### [Prompt]
Which lines below fall between the one containing "Emit a component" and the one containing "const greyMarks = greyMarkX.map((x, i)"? Repeat them exactly, counting both of those lines, and add nothing else.

### [Stored data]
____________
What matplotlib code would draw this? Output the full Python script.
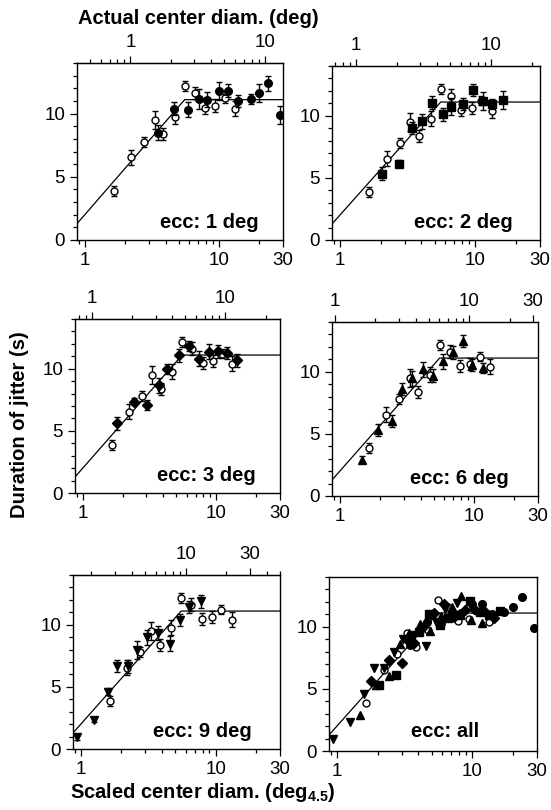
____________
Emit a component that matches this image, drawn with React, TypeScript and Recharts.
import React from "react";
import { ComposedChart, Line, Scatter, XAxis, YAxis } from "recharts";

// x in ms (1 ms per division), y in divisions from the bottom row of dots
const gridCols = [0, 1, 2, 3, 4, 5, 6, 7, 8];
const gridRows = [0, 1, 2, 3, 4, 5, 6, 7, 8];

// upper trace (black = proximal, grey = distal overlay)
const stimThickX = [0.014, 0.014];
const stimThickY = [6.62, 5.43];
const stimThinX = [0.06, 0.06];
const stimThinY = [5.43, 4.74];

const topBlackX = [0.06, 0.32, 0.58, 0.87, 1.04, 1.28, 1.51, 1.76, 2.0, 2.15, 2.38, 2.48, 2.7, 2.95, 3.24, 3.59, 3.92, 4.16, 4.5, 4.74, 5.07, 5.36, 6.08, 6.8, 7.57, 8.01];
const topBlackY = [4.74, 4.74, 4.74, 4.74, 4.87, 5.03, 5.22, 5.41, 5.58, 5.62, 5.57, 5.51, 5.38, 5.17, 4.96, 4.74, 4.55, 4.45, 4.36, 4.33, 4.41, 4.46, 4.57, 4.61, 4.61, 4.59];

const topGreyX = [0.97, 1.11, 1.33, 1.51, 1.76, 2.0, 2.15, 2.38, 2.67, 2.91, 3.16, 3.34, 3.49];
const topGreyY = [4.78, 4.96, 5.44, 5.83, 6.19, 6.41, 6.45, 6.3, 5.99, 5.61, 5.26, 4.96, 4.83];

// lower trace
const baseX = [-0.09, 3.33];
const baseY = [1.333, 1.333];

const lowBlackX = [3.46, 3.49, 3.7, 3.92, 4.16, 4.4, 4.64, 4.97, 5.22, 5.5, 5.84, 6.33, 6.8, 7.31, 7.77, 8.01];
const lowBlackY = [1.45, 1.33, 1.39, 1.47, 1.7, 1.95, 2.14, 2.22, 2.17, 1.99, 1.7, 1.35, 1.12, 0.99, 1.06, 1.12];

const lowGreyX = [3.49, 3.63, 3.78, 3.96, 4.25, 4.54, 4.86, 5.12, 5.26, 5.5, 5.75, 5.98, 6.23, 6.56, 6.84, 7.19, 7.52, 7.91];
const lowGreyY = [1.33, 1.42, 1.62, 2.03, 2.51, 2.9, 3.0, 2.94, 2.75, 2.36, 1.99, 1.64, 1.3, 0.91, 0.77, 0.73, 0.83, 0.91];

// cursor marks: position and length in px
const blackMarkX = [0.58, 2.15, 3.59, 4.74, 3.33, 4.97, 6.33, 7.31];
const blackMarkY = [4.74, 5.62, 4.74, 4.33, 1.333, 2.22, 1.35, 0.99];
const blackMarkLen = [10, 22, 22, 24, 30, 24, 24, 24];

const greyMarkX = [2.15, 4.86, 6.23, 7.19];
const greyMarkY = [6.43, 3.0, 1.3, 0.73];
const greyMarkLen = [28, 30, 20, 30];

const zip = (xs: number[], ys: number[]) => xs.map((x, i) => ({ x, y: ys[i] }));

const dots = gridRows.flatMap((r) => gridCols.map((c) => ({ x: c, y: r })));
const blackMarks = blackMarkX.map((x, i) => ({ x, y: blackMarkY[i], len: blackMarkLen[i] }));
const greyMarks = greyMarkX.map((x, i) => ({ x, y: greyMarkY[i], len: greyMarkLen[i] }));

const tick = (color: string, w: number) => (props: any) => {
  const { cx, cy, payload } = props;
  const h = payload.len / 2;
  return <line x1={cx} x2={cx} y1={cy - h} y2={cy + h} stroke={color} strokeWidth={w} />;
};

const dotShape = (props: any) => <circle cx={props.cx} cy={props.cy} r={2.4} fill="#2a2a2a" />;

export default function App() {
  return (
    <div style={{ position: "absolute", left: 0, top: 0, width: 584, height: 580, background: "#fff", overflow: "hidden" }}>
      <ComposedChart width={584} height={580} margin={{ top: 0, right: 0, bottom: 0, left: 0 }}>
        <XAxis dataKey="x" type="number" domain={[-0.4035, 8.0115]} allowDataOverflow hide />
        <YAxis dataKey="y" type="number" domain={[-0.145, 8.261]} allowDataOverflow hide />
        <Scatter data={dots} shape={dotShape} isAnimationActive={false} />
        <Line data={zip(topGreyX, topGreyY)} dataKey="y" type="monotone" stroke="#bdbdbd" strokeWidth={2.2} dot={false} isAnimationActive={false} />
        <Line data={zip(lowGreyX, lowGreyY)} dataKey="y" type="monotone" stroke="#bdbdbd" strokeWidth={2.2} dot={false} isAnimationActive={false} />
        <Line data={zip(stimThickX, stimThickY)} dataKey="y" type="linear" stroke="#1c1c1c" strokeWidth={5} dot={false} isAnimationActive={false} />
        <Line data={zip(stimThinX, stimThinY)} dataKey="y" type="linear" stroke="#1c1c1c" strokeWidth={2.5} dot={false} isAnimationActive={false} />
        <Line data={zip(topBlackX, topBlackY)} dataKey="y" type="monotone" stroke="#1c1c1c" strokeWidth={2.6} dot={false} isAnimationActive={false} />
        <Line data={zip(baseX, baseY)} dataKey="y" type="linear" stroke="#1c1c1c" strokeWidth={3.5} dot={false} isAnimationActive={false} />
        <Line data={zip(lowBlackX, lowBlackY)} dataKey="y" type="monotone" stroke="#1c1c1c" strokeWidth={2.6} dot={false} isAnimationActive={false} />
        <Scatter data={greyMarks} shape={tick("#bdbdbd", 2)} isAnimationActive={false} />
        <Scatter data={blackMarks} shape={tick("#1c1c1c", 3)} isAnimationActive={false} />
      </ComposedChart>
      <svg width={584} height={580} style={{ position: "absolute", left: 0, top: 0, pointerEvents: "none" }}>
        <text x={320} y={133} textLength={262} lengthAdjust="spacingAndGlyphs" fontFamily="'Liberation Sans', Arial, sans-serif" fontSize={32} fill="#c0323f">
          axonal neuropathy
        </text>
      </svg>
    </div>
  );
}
____________
### [Solution for this exercise]
Emit a component that matches this image, drawn with React, TypeScript and Recharts.
import React from "react";
import { ComposedChart, Line, Scatter, XAxis, YAxis } from "recharts";

// x in ms (1 ms per division), y in divisions from the bottom row of dots
const gridCols = [0, 1, 2, 3, 4, 5, 6, 7, 8];
const gridRows = [0, 1, 2, 3, 4, 5, 6, 7, 8];

// upper trace (black = proximal, grey = distal overlay)
const stimThickX = [0.014, 0.014];
const stimThickY = [6.62, 5.43];
const stimThinX = [0.06, 0.06];
const stimThinY = [5.43, 4.74];

const topBlackX = [0.06, 0.32, 0.58, 0.87, 1.04, 1.28, 1.51, 1.76, 2.0, 2.15, 2.38, 2.48, 2.7, 2.95, 3.24, 3.59, 3.92, 4.16, 4.5, 4.74, 5.07, 5.36, 6.08, 6.8, 7.57, 8.01];
const topBlackY = [4.74, 4.74, 4.74, 4.74, 4.87, 5.03, 5.22, 5.41, 5.58, 5.62, 5.57, 5.51, 5.38, 5.17, 4.96, 4.74, 4.55, 4.45, 4.36, 4.33, 4.41, 4.46, 4.57, 4.61, 4.61, 4.59];

const topGreyX = [0.97, 1.11, 1.33, 1.51, 1.76, 2.0, 2.15, 2.38, 2.67, 2.91, 3.16, 3.34, 3.49];
const topGreyY = [4.78, 4.96, 5.44, 5.83, 6.19, 6.41, 6.45, 6.3, 5.99, 5.61, 5.26, 4.96, 4.83];

// lower trace
const baseX = [-0.09, 3.33];
const baseY = [1.333, 1.333];

const lowBlackX = [3.46, 3.49, 3.7, 3.92, 4.16, 4.4, 4.64, 4.97, 5.22, 5.5, 5.84, 6.33, 6.8, 7.31, 7.77, 8.01];
const lowBlackY = [1.45, 1.33, 1.39, 1.47, 1.7, 1.95, 2.14, 2.22, 2.17, 1.99, 1.7, 1.35, 1.12, 0.99, 1.06, 1.12];

const lowGreyX = [3.49, 3.63, 3.78, 3.96, 4.25, 4.54, 4.86, 5.12, 5.26, 5.5, 5.75, 5.98, 6.23, 6.56, 6.84, 7.19, 7.52, 7.91];
const lowGreyY = [1.33, 1.42, 1.62, 2.03, 2.51, 2.9, 3.0, 2.94, 2.75, 2.36, 1.99, 1.64, 1.3, 0.91, 0.77, 0.73, 0.83, 0.91];

// cursor marks: position and length in px
const blackMarkX = [0.58, 2.15, 3.59, 4.74, 3.33, 4.97, 6.33, 7.31];
const blackMarkY = [4.74, 5.62, 4.74, 4.33, 1.333, 2.22, 1.35, 0.99];
const blackMarkLen = [10, 22, 22, 24, 30, 24, 24, 24];

const greyMarkX = [2.15, 4.86, 6.23, 7.19];
const greyMarkY = [6.43, 3.0, 1.3, 0.73];
const greyMarkLen = [28, 30, 20, 30];

const zip = (xs: number[], ys: number[]) => xs.map((x, i) => ({ x, y: ys[i] }));

const dots = gridRows.flatMap((r) => gridCols.map((c) => ({ x: c, y: r })));
const blackMarks = blackMarkX.map((x, i) => ({ x, y: blackMarkY[i], len: blackMarkLen[i] }));
const greyMarks = greyMarkX.map((x, i) => ({ x, y: greyMarkY[i], len: greyMarkLen[i] }));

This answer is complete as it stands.